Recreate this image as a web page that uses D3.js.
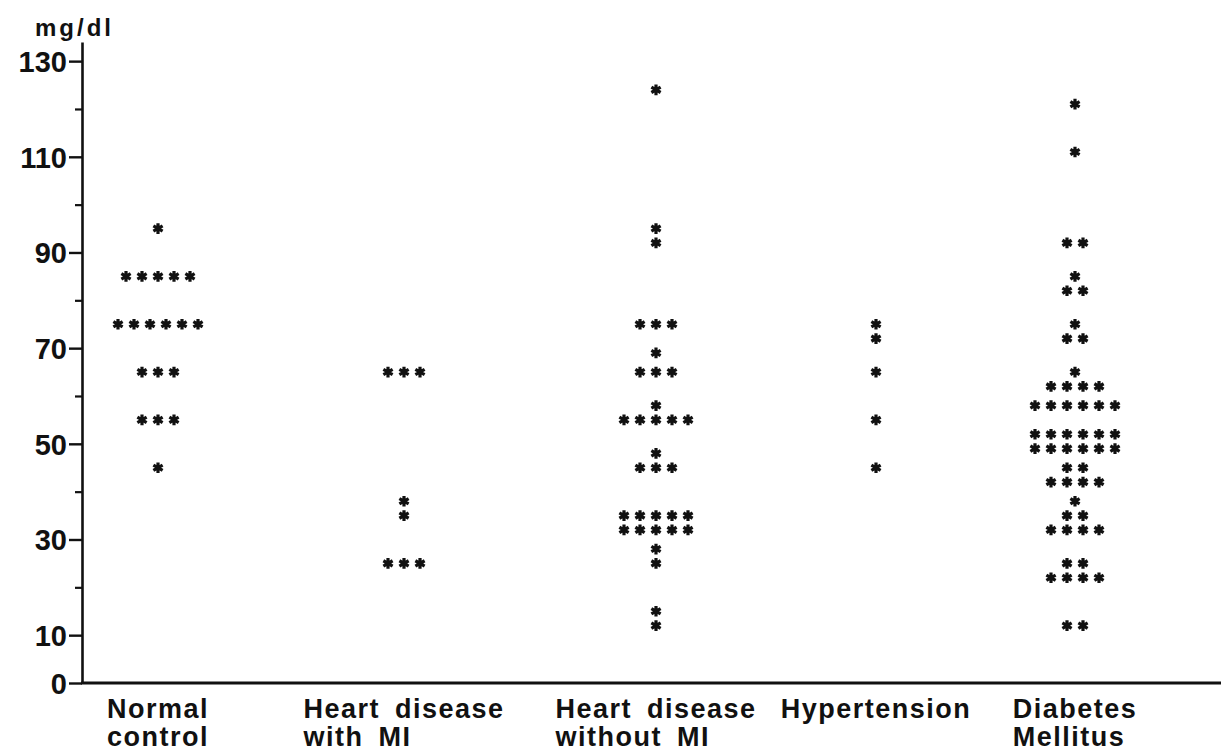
<!DOCTYPE html>
<meta charset="utf-8">
<style>

body {
  margin: 0;
  background: #fff;
}

.tick-label {
  font: bold 29px "Liberation Sans", Arial, sans-serif;
  fill: #111;
}

.cat {
  font: bold 27px "Liberation Sans", Arial, sans-serif;
  letter-spacing: 1.5px;
  word-spacing: 6px;
  fill: #111;
}

.unit {
  font: bold 24px "Liberation Sans", Arial, sans-serif;
  letter-spacing: 3px;
  fill: #111;
}

.star {
  fill: none;
  stroke: #111;
  stroke-width: 3.2px;
}

</style>
<svg width="1221" height="754"></svg>
<script src="https://d3js.org/d3.v7.min.js"></script>
<script>

// groups and their two-line labels
var groups = ["Normal control", "Heart disease with MI", "Heart disease without MI", "Hypertension", "Diabetes Mellitus"];
var labelLines = [["Normal", "control"], ["Heart disease", "with MI"], ["Heart disease", "without MI"], ["Hypertension"], ["Diabetes", "Mellitus"]];

// individual values (mg/dl), one entry per asterisk
var normalControl = [95, 85, 85, 85, 85, 85, 75, 75, 75, 75, 75, 75, 65, 65, 65, 55, 55, 55, 45];
var heartWithMI = [65, 65, 65, 38, 35, 25, 25, 25];
var heartWithoutMI = [124, 95, 92, 75, 75, 75, 69, 65, 65, 65, 58, 55, 55, 55, 55, 55, 48, 45, 45, 45,
                      35, 35, 35, 35, 35, 32, 32, 32, 32, 32, 28, 25, 15, 12];
var hypertension = [75, 72, 65, 55, 45];
var diabetes = [121, 111, 92, 92, 85, 82, 82, 75, 72, 72, 65, 62, 62, 62, 62,
                58, 58, 58, 58, 58, 58, 52, 52, 52, 52, 52, 52, 49, 49, 49, 49, 49, 49,
                45, 45, 42, 42, 42, 42, 38, 35, 35, 32, 32, 32, 32, 25, 25, 22, 22, 22, 22, 12, 12];

var series = [normalControl, heartWithMI, heartWithoutMI, hypertension, diabetes];

// y axis ticks
var majorTicks = [0, 10, 30, 50, 70, 90, 110, 130];
var minorTicks = [20, 40, 60, 80, 100, 120];

var svg = d3.select("svg"),
    axisLeftX = 82,
    step = 16;

var y = d3.scaleLinear().domain([0, 134]).range([683, 42]);
var x = d3.scaleOrdinal().domain(groups).range([158, 404, 656, 876, 1075]);

// y axis, major ticks with labels
var gy = svg.append("g")
    .attr("transform", "translate(" + axisLeftX + ",0)")
    .call(d3.axisLeft(y).tickValues(majorTicks).tickSize(13).tickPadding(2).tickSizeOuter(0));
gy.select(".domain").attr("stroke", "#111").attr("stroke-width", 2.6);
gy.selectAll(".tick line").attr("stroke", "#111").attr("stroke-width", 2.4);
gy.selectAll(".tick text").attr("class", "tick-label").attr("dy", "0.36em");

// minor ticks
var gm = svg.append("g")
    .attr("transform", "translate(" + axisLeftX + ",0)")
    .call(d3.axisLeft(y).tickValues(minorTicks).tickSize(7).tickFormat(""));
gm.select(".domain").remove();
gm.selectAll(".tick line").attr("stroke", "#111").attr("stroke-width", 2.2);

// x axis baseline
svg.append("line")
    .attr("x1", axisLeftX - 1).attr("x2", 1221)
    .attr("y1", y(0)).attr("y2", y(0))
    .attr("stroke", "#111").attr("stroke-width", 3);

// unit label
svg.append("text")
    .attr("class", "unit")
    .attr("x", 35).attr("y", 36)
    .text("mg/dl");

// asterisks: rows of equal values laid side by side around the group column
var star = d3.symbol(d3.symbolAsterisk, 80);

groups.forEach(function(g, gi) {
  var rows = d3.rollup(series[gi], function(v) { return v.length; }, function(v) { return v; });
  var pts = [];
  rows.forEach(function(n, v) {
    for (var i = 0; i < n; i++) pts.push({value: v, i: i, n: n});
  });
  svg.append("g").selectAll("path")
    .data(pts)
    .enter().append("path")
      .attr("class", "star")
      .attr("d", star)
      .attr("transform", function(d) {
        return "translate(" + (x(g) + (d.i - (d.n - 1) / 2) * step) + "," + y(d.value) + ")";
      });
});

// category labels: first line centred, second line starting at the same left edge
groups.forEach(function(g, gi) {
  var lines = labelLines[gi];
  var first = svg.append("text")
      .attr("class", "cat")
      .attr("x", x(g)).attr("y", 718)
      .attr("text-anchor", "middle")
      .text(lines[0]);
  if (lines[1]) {
    var left = first.node().getBBox().x;
    svg.append("text")
        .attr("class", "cat")
        .attr("x", left).attr("y", 746)
        .text(lines[1]);
  }
});

</script>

+--

**Stated problem:** Copy the whole listing above word for word but do not carry over the pictures.

**Complete output:**
Recreate this image as a web page that uses D3.js.
<!DOCTYPE html>
<meta charset="utf-8">
<style>

body {
  margin: 0;
  background: #fff;
}

.tick-label {
  font: bold 29px "Liberation Sans", Arial, sans-serif;
  fill: #111;
}

.cat {
  font: bold 27px "Liberation Sans", Arial, sans-serif;
  letter-spacing: 1.5px;
  word-spacing: 6px;
  fill: #111;
}

.unit {
  font: bold 24px "Liberation Sans", Arial, sans-serif;
  letter-spacing: 3px;
  fill: #111;
}

.star {
  fill: none;
  stroke: #111;
  stroke-width: 3.2px;
}

</style>
<svg width="1221" height="754"></svg>
<script src="https://d3js.org/d3.v7.min.js"></script>
<script>

// groups and their two-line labels
var groups = ["Normal control", "Heart disease with MI", "Heart disease without MI", "Hypertension", "Diabetes Mellitus"];
var labelLines = [["Normal", "control"], ["Heart disease", "with MI"], ["Heart disease", "without MI"], ["Hypertension"], ["Diabetes", "Mellitus"]];

// individual values (mg/dl), one entry per asterisk
var normalControl = [95, 85, 85, 85, 85, 85, 75, 75, 75, 75, 75, 75, 65, 65, 65, 55, 55, 55, 45];
var heartWithMI = [65, 65, 65, 38, 35, 25, 25, 25];
var heartWithoutMI = [124, 95, 92, 75, 75, 75, 69, 65, 65, 65, 58, 55, 55, 55, 55, 55, 48, 45, 45, 45,
                      35, 35, 35, 35, 35, 32, 32, 32, 32, 32, 28, 25, 15, 12];
var hypertension = [75, 72, 65, 55, 45];
var diabetes = [121, 111, 92, 92, 85, 82, 82, 75, 72, 72, 65, 62, 62, 62, 62,
                58, 58, 58, 58, 58, 58, 52, 52, 52, 52, 52, 52, 49, 49, 49, 49, 49, 49,
                45, 45, 42, 42, 42, 42, 38, 35, 35, 32, 32, 32, 32, 25, 25, 22, 22, 22, 22, 12, 12];

var series = [normalControl, heartWithMI, heartWithoutMI, hypertension, diabetes];

// y axis ticks
var majorTicks = [0, 10, 30, 50, 70, 90, 110, 130];
var minorTicks = [20, 40, 60, 80, 100, 120];

var svg = d3.select("svg"),
    axisLeftX = 82,
    step = 16;

var y = d3.scaleLinear().domain([0, 134]).range([683, 42]);
var x = d3.scaleOrdinal().domain(groups).range([158, 404, 656, 876, 1075]);

// y axis, major ticks with labels
var gy = svg.append("g")
    .attr("transform", "translate(" + axisLeftX + ",0)")
    .call(d3.axisLeft(y).tickValues(majorTicks).tickSize(13).tickPadding(2).tickSizeOuter(0));
gy.select(".domain").attr("stroke", "#111").attr("stroke-width", 2.6);
gy.selectAll(".tick line").attr("stroke", "#111").attr("stroke-width", 2.4);
gy.selectAll(".tick text").attr("class", "tick-label").attr("dy", "0.36em");

// minor ticks
var gm = svg.append("g")
    .attr("transform", "translate(" + axisLeftX + ",0)")
    .call(d3.axisLeft(y).tickValues(minorTicks).tickSize(7).tickFormat(""));
gm.select(".domain").remove();
gm.selectAll(".tick line").attr("stroke", "#111").attr("stroke-width", 2.2);

// x axis baseline
svg.append("line")
    .attr("x1", axisLeftX - 1).attr("x2", 1221)
    .attr("y1", y(0)).attr("y2", y(0))
    .attr("stroke", "#111").attr("stroke-width", 3);

// unit label
svg.append("text")
    .attr("class", "unit")
    .attr("x", 35).attr("y", 36)
    .text("mg/dl");

// asterisks: rows of equal values laid side by side around the group column
var star = d3.symbol(d3.symbolAsterisk, 80);

groups.forEach(function(g, gi) {
  var rows = d3.rollup(series[gi], function(v) { return v.length; }, function(v) { return v; });
  var pts = [];
  rows.forEach(function(n, v) {
    for (var i = 0; i < n; i++) pts.push({value: v, i: i, n: n});
  });
  svg.append("g").selectAll("path")
    .data(pts)
    .enter().append("path")
      .attr("class", "star")
      .attr("d", star)
      .attr("transform", function(d) {
        return "translate(" + (x(g) + (d.i - (d.n - 1) / 2) * step) + "," + y(d.value) + ")";
      });
});

// category labels: first line centred, second line starting at the same left edge
groups.forEach(function(g, gi) {
  var lines = labelLines[gi];
  var first = svg.append("text")
      .attr("class", "cat")
      .attr("x", x(g)).attr("y", 718)
      .attr("text-anchor", "middle")
      .text(lines[0]);
  if (lines[1]) {
    var left = first.node().getBBox().x;
    svg.append("text")
        .attr("class", "cat")
        .attr("x", left).attr("y", 746)
        .text(lines[1]);
  }
});

</script>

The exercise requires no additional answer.